Laura’s thoughts on her visit the Senedd

Posted by Guest blogger / Thursday 16 October 2014 / Care leavers Children in care Participation

As part of my work experience I was lucky enough to go to at a meeting at the Senedd to discuss Action for Children’s new report ‘Too much, Too young’. It wasn’t what I was expecting … to be honest I was expecting a boring meeting, luckily it wasn’t boring at all. 

The report is about how to help the most vulnerable young people build stable homes. The report says that identifying problems in a young person’s life early and preventing these issues from getting any worse can make a big difference.

Hearing from young people

3 young people, who have been in foster care, began the meeting by telling everyone about the reality of being in care. It was good to hear directly from them as it was powerful and inspiring, flooding the room with emotion.
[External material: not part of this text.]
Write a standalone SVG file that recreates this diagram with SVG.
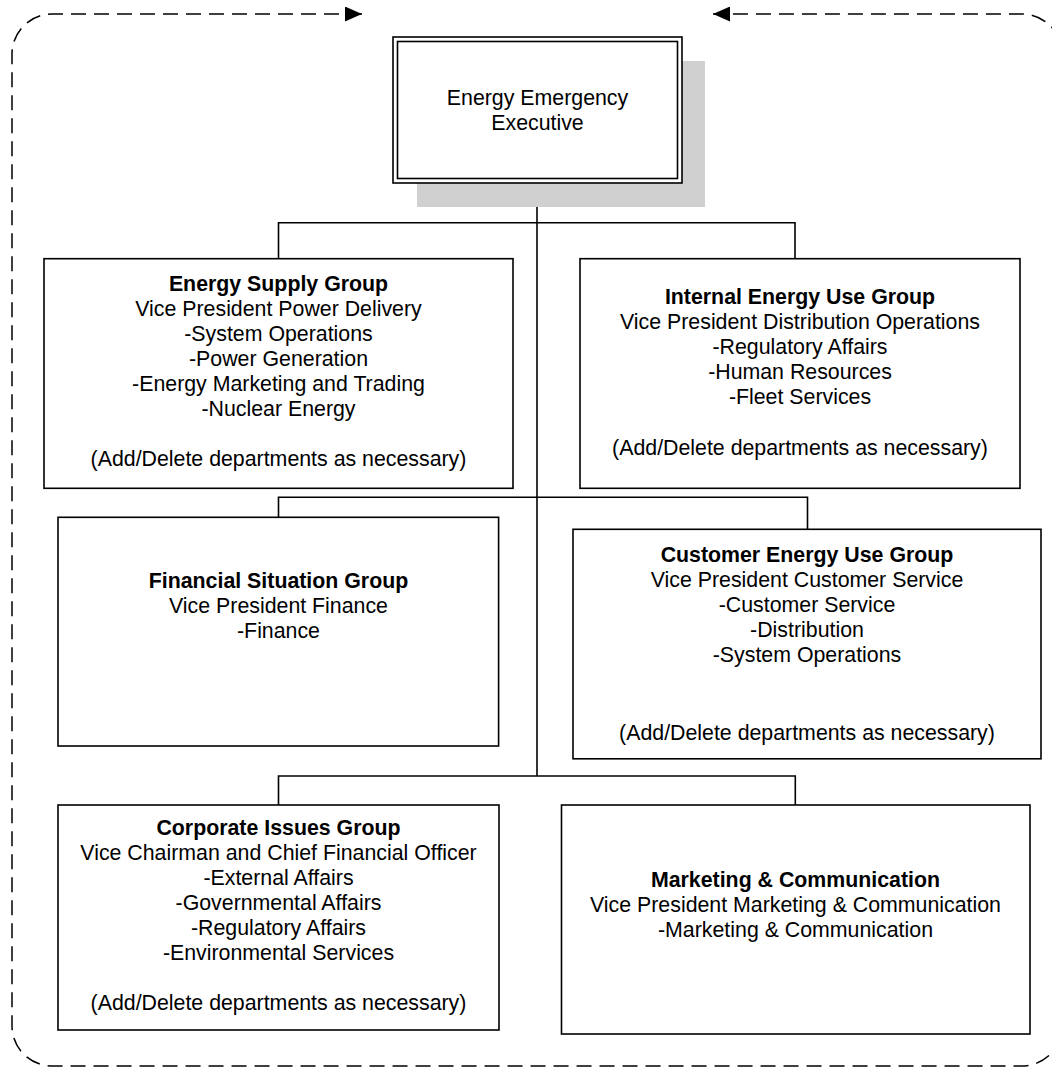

Curtis, one of the young people, described a horrible situation that one of his friends experienced.  He explained how his friend is allowed to see her brother but the visits are arranged whilst she is in college and her brother is in work which makes it difficult. He said young people shouldn’t be forced to choose between seeing their family, college and work.

Curtis, Chelsea and Courtney said young people should have more of a say: a choice on where to live and whether they want to see their birth family. They said young people need better communication between themselves and the care system, being made aware of their rights, and their options. Everyone in the room was in agreement. We discussed how the care system needs to be more flexible, especially accommodation.

What care can feel like for children and young people

Before I went to this meeting, I had no idea what young people in care had to face and deal with. One of the young people described being put with “the naughty kids” on a school trip because she is in care. That really shocked me, because it doesn’t make any sense and being in care is not anyone’s fault.

There is no way I would have been brave enough to speak in front of a room full of people like they did. I thought they were great and that audience really understood why this matters when they spoke.

I’d like to be a children’s social worker when I’m older. I’d like to make a difference in children’s and young people’s lives. Hearing the others speak makes me even more determined.